Mask_rcnn: Images with more than 3 channels

Created on 20 Jul 2018 · 11Comments · Source: matterport/Mask_RCNN

Hi, I am still trying to read and understand the papers and the structure of the trained network. Mask RCNN trained on COCO is already showing promising results on my data but I was wondering how complicated it would be to present images as input augmented with a fourth channel (depth image). Would that require retraining the whole network or even changing the network's structure?

Source

mehditlili

Most helpful comment

Check this out, the wiki has some guidelines for including more channels at the bottom: https://github.com/matterport/Mask_RCNN/wiki

One step it neglects to mention is that you will need to change part of the build function in mrcnn/model.py. I changed the input_image variable to accept an arbitrary number of channels that is passed in the config class:

# Inputs, changed from original mrcnn to allow variable channels besides 3
        input_image = KL.Input(
            shape=[None, None, config.CHANNELS_NUM], name="input_image")

rbavery on 22 Jul 2018

👍5 ❤1

All 11 comments

Check this out, the wiki has some guidelines for including more channels at the bottom: https://github.com/matterport/Mask_RCNN/wiki

# Inputs, changed from original mrcnn to allow variable channels besides 3
        input_image = KL.Input(
            shape=[None, None, config.CHANNELS_NUM], name="input_image")

rbavery on 22 Jul 2018

👍5 ❤1

Thanks for the hint,
I tried doing it following the wiki and what you mentioned but I still have some troubles loading my pretrained model.
After excluding the layer 'input_image' it complains about the second layer:

ValueError: Layer #2 (named "conv1"), weight <tf.Variable 'conv1_3/kernel:0' shape=(7, 7, 4, 64) dtype=float32_ref> has shape (7, 7, 4, 64), but the saved weight has shape (64, 3, 7, 7).

mehditlili on 6 Aug 2018

It looks like you are trying to use pretrained weights from Imagenet or Coco, which are 3 channel datasets.
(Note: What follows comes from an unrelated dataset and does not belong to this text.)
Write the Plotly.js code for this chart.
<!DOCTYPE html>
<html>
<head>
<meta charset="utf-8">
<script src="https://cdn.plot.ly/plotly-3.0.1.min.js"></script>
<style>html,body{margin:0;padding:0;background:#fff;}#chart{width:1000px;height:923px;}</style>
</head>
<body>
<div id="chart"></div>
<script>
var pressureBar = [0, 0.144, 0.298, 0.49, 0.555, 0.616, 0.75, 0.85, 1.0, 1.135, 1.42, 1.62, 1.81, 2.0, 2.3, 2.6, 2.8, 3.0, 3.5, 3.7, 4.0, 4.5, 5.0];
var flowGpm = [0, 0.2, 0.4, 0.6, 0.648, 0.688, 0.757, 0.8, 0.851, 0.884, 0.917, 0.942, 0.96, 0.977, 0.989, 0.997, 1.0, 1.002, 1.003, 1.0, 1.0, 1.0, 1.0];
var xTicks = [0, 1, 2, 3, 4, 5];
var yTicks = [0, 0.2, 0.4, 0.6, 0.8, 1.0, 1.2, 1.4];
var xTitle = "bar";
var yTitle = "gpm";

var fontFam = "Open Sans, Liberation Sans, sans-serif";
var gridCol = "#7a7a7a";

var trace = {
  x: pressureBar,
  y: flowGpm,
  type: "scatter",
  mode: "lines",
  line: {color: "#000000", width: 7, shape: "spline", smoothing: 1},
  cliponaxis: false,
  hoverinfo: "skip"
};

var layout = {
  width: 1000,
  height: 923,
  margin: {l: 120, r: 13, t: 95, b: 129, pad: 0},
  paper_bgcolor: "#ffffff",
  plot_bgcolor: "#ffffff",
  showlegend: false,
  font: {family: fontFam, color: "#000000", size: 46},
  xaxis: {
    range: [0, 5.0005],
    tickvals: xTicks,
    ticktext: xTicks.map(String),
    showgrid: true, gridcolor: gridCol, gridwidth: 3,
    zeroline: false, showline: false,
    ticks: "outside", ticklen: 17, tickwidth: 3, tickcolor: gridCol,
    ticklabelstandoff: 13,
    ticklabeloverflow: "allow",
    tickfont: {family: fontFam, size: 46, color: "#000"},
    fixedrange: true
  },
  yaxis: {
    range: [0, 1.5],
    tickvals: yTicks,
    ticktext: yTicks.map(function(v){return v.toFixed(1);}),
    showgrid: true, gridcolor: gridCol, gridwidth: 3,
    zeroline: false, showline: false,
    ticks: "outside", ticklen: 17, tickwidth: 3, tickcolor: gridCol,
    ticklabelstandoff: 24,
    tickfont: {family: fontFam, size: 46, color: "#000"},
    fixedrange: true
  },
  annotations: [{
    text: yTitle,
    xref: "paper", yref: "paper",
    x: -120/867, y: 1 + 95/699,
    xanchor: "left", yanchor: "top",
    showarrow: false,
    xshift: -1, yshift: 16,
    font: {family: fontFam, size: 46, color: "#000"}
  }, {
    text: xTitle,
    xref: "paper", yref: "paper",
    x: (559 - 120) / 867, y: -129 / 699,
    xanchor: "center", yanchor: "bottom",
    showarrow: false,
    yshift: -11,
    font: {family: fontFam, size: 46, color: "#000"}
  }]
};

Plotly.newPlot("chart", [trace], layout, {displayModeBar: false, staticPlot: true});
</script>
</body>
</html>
Should have specified in my earlier comment, but you can't use pretrained weights if your input data has a different number of channels that the pretrain dataset. At least, not without changing more of the underlying mrcnn code. These code changes will only allow you to train from scratch on your data.

Since most large image datasets are RGB and most satellite remote sensing datasets have RGB plus Near-Infrared, it'd be fantastic to be able to start from 3 channel pretrain weights with inputs of more than 3 channels. If anybody has suggestions on how to do this please comment! I'm pretty new to CNNs so advice is much appreciated.

rbavery on 6 Aug 2018

I deleted the second channel, conv1 instead of the first channel and it seems to be training fine, was just a fast try, not sure if only the second layer was removed or all layers called conv1

mehditlili on 6 Aug 2018

Hi mehditlili
According to the network architecture, 'conv1' refers to the convolution layer 1 in particular. 'input_image' is just the input tensor while 'conv1' is actually the first Conv layer.
If you load the pre-trained weights like following codes, it works.
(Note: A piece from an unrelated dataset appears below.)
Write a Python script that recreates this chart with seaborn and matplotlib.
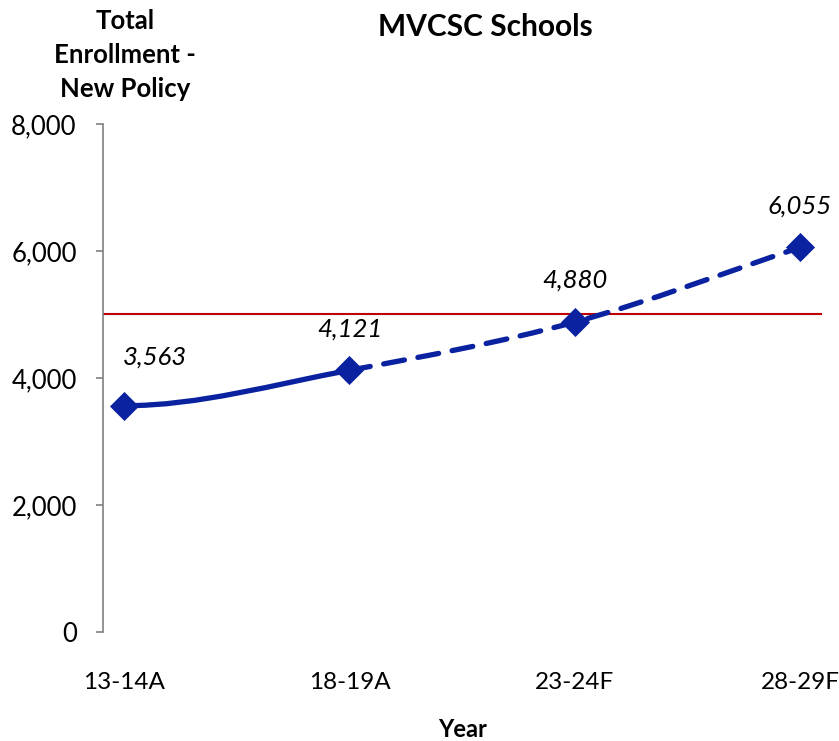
import numpy as np
import pandas as pd
import matplotlib
matplotlib.use("Agg")
import matplotlib.pyplot as plt
from matplotlib.path import Path
from matplotlib.patches import PathPatch
import seaborn as sns

# data
years = ["13-14A", "18-19A", "23-24F", "28-29F"]
enrollment = [3563, 4121, 4880, 6055]
labels = ["3,563", "4,121", "4,880", "6,055"]
capacity = 5000
actual_count = 2  # first two years are actuals, the rest forecasts

sns.set_theme(style="white")
plt.rcParams["font.family"] = ["Lato", "DejaVu Sans"]
plt.rcParams["text.color"] = "black"
plt.rcParams["xtick.labelcolor"] = "black"
plt.rcParams["ytick.labelcolor"] = "black"

blue = "#0A22A0"
red = "#C00000"

df = pd.DataFrame({"year": years, "pos": range(len(years)), "enrollment": enrollment})

fig = plt.figure(figsize=(8.39, 7.41), dpi=100)
ax = fig.add_axes([0.1228, 0.1471, 0.8569, 0.6856])

# smoothed line (catmull-rom style bezier between the points)
pts = df[["pos", "enrollment"]].to_numpy(dtype=float)
tang = np.zeros_like(pts)
tang[1:-1] = (pts[2:] - pts[:-2]) / 2
tang[0] = [1.0, 0.0]  # excel-ish flat start
tang[-1] = pts[-1] - pts[-2]


def seg_path(i0, i1):
    verts = [pts[i0]]
    codes = [Path.MOVETO]
    for i in range(i0, i1):
        verts += [pts[i] + tang[i] / 3, pts[i + 1] - tang[i + 1] / 3, pts[i + 1]]
        codes += [Path.CURVE4] * 3
    return Path(verts, codes)


ax.add_patch(PathPatch(seg_path(0, actual_count - 1), fill=False, edgecolor=blue,
                       lw=3.8, capstyle="round", zorder=3))
ax.add_patch(PathPatch(seg_path(actual_count - 1, len(years) - 1), fill=False, edgecolor=blue,
                       lw=3.8, linestyle=(0, (4, 2.6)), capstyle="round", zorder=3))

ax.axhline(capacity, color=red, lw=1.5, zorder=2)

sns.scatterplot(data=df, x="pos", y="enrollment", marker="D", s=220, color=blue,
                edgecolor=blue, linewidth=0, zorder=4, ax=ax, legend=False)

for i, (x, y, t) in enumerate(zip(df["pos"], enrollment, labels)):
    dx = 22 if i == 0 else 0
    dy = 35 if i == 0 else 30
    ax.annotate(t, (x, y), xytext=(dx, dy), textcoords="offset points",
                ha="center", va="center", fontsize=18.5, style="italic", color="black")

ax.set_xlim(-0.094, 3.098)
ax.set_ylim(0, 8000)
ax.set_xticks(range(len(years)))
ax.set_xticklabels(years)
ax.set_yticks([0, 2000, 4000, 6000, 8000])
ax.set_yticklabels(["0", "2,000", "4,000", "6,000", "8,000"])
ax.tick_params(axis="y", left=True, length=5, width=1.2, color="#808080",
               labelsize=18.5, pad=14)
ax.tick_params(axis="x", bottom=False, labelsize=17.5, pad=23)

for s in ["top", "right", "bottom"]:
    ax.spines[s].set_visible(False)
ax.spines["left"].set_color("#808080")
ax.spines["left"].set_linewidth(1.2)

ax.set_xlabel("")
ax.set_ylabel("")
fig.text(0.551, 0.0155, "Year", ha="center", va="center",
         fontsize=17, fontweight="bold")
fig.text(0.149, 0.926, "Total\nEnrollment -\nNew Policy", ha="center", va="center",
         fontsize=18.5, fontweight="bold", linespacing=1.5)
fig.text(0.578, 0.9636, "MVCSC Schools", ha="center", va="center",
         fontsize=21.5, fontweight="bold")

fig.savefig("out.png", dpi=100)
model.load_weights(COCO_MODEL_PATH, by_name=True,
                   exclude=["conv1","mrcnn_class_logits", "mrcnn_bbox_fc", 
                                  "mrcnn_bbox", "mrcnn_mask"])

jytime on 7 Aug 2018

I second doing both:

In model.py , in the def build function:

        input_image = KL.Input(
            shape=[None, None, config.IMAGE_SHAPE[2]], name="input_image")

Then before training from a coco dataset:

model.load_weights(weights_path, by_name=True, exclude=[
                "mrcnn_class_logits", "mrcnn_bbox_fc",
                "mrcnn_bbox", "mrcnn_mask", "conv1"])

moorage on 17 Sep 2018

👍1

I also issued a related PR https://github.com/matterport/Mask_RCNN/pull/940

moorage on 18 Sep 2018

If you train a subset of layers, remember to include conv1 since it's initialized to random weights. This is relevant if you pass layers="head" or layers="4+", ...etc. when you call train().

@moorage

May I ask you how to include Conv1 please? I am trying to use the grayscale image 2448x2048

lunasdejavu on 13 Nov 2018

@lunasdejavu I just did layers='all' , see https://github.com/moorage/Mask_RCNN/blob/master/samples/greppy/greppy.py#L365-L368

moorage on 14 Nov 2018

👍1

@moorage thanks because I wrote the code from sample/train_shapes.py
it trains 'heads' first then 'all'.
But I am not sure what is the difference between training layers separately and training all for once?

lunasdejavu on 15 Nov 2018

May I ask you how to include Conv1 please? I am trying to use the grayscale image 2448x2048

@moorage thanks because I wrote the code from sample/train_shapes.py
it trains 'heads' first then 'all'.
But I am not sure what is the difference between training layers separately and training all for once?

I also have these two questions. Can anyone help?